» GOAL
Go from the first line to the line with "const tickStep = 0.5" and return those lines verbatim, ends included.

>> begin GIVEN DATA

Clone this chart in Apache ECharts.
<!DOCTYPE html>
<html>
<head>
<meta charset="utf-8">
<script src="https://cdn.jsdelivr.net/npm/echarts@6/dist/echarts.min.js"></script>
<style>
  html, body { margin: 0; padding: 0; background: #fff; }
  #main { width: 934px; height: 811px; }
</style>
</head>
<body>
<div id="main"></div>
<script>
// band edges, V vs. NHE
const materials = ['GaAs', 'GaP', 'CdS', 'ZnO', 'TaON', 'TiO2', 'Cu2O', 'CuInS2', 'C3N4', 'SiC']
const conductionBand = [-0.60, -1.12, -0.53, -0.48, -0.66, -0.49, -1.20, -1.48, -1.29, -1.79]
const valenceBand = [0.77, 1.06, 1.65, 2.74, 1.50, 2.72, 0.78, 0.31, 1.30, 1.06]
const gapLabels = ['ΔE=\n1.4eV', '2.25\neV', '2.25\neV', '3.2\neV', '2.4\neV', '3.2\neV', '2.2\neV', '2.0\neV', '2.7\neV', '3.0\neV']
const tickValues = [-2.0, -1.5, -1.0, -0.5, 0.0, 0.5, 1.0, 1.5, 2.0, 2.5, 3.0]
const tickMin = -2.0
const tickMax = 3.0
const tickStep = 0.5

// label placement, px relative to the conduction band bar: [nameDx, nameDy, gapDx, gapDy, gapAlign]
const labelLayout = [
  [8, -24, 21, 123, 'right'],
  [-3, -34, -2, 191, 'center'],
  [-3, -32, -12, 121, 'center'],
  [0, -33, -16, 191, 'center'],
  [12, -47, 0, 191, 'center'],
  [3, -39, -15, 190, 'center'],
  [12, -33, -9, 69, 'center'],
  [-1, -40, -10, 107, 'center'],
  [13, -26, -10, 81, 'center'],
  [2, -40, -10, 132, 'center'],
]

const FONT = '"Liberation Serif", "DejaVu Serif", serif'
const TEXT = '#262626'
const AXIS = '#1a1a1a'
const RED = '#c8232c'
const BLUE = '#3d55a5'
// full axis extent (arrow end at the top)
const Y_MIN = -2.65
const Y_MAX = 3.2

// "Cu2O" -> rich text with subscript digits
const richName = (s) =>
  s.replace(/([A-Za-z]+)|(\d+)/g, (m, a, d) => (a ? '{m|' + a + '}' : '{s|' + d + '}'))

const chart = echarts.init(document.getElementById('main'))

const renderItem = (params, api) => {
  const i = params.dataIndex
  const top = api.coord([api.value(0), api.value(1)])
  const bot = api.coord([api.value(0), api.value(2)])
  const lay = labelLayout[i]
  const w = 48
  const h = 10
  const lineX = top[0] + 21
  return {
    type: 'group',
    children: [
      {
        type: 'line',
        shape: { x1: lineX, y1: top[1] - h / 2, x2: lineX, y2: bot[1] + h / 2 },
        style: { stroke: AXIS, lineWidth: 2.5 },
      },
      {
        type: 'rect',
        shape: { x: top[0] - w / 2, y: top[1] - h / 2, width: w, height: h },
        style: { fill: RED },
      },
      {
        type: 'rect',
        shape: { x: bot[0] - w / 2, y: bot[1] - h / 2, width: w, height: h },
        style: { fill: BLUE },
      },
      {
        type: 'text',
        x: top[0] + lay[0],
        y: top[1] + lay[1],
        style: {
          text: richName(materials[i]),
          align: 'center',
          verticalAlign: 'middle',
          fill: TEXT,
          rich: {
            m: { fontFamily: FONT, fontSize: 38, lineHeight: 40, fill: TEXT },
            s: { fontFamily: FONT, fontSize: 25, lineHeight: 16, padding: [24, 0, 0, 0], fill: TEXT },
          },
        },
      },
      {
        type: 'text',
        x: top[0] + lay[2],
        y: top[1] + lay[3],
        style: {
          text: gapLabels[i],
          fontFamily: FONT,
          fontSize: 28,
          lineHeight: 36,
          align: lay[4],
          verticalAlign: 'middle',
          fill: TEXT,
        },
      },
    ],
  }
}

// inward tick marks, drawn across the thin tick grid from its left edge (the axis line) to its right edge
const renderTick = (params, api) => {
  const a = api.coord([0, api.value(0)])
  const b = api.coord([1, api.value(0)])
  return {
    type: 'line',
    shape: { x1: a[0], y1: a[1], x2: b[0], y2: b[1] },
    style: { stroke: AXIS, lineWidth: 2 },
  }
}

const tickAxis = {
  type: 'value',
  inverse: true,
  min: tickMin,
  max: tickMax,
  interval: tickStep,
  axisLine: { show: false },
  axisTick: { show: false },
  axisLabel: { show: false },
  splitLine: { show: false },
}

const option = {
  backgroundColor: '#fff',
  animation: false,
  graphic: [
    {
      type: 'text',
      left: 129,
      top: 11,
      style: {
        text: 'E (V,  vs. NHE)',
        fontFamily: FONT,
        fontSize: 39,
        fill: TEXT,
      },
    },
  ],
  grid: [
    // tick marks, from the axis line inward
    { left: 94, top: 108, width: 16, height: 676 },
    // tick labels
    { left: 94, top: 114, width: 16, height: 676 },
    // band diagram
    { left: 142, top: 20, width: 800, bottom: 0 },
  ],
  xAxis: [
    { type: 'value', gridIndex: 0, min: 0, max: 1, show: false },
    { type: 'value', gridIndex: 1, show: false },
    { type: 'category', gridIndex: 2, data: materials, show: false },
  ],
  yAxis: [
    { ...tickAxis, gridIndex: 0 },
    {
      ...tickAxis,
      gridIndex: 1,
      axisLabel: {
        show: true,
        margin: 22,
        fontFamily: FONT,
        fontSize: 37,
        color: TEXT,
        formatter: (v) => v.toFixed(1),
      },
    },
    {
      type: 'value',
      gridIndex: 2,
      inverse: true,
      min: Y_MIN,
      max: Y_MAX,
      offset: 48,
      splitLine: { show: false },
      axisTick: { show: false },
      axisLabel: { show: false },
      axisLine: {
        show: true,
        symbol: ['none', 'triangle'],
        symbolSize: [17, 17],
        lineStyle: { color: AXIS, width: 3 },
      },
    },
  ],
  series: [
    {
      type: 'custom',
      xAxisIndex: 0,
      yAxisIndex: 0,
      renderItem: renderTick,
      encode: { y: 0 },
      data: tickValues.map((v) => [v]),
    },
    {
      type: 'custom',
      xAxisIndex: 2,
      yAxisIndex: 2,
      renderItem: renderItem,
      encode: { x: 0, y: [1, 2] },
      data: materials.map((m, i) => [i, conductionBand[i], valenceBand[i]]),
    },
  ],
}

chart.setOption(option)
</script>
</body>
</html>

>> end GIVEN DATA

» SOLUTION
Clone this chart in Apache ECharts.
<!DOCTYPE html>
<html>
<head>
<meta charset="utf-8">
<script src="https://cdn.jsdelivr.net/npm/echarts@6/dist/echarts.min.js"></script>
<style>
  html, body { margin: 0; padding: 0; background: #fff; }
  #main { width: 934px; height: 811px; }
</style>
</head>
<body>
<div id="main"></div>
<script>
// band edges, V vs. NHE
const materials = ['GaAs', 'GaP', 'CdS', 'ZnO', 'TaON', 'TiO2', 'Cu2O', 'CuInS2', 'C3N4', 'SiC']
const conductionBand = [-0.60, -1.12, -0.53, -0.48, -0.66, -0.49, -1.20, -1.48, -1.29, -1.79]
const valenceBand = [0.77, 1.06, 1.65, 2.74, 1.50, 2.72, 0.78, 0.31, 1.30, 1.06]
const gapLabels = ['ΔE=\n1.4eV', '2.25\neV', '2.25\neV', '3.2\neV', '2.4\neV', '3.2\neV', '2.2\neV', '2.0\neV', '2.7\neV', '3.0\neV']
const tickValues = [-2.0, -1.5, -1.0, -0.5, 0.0, 0.5, 1.0, 1.5, 2.0, 2.5, 3.0]
const tickMin = -2.0
const tickMax = 3.0
const tickStep = 0.5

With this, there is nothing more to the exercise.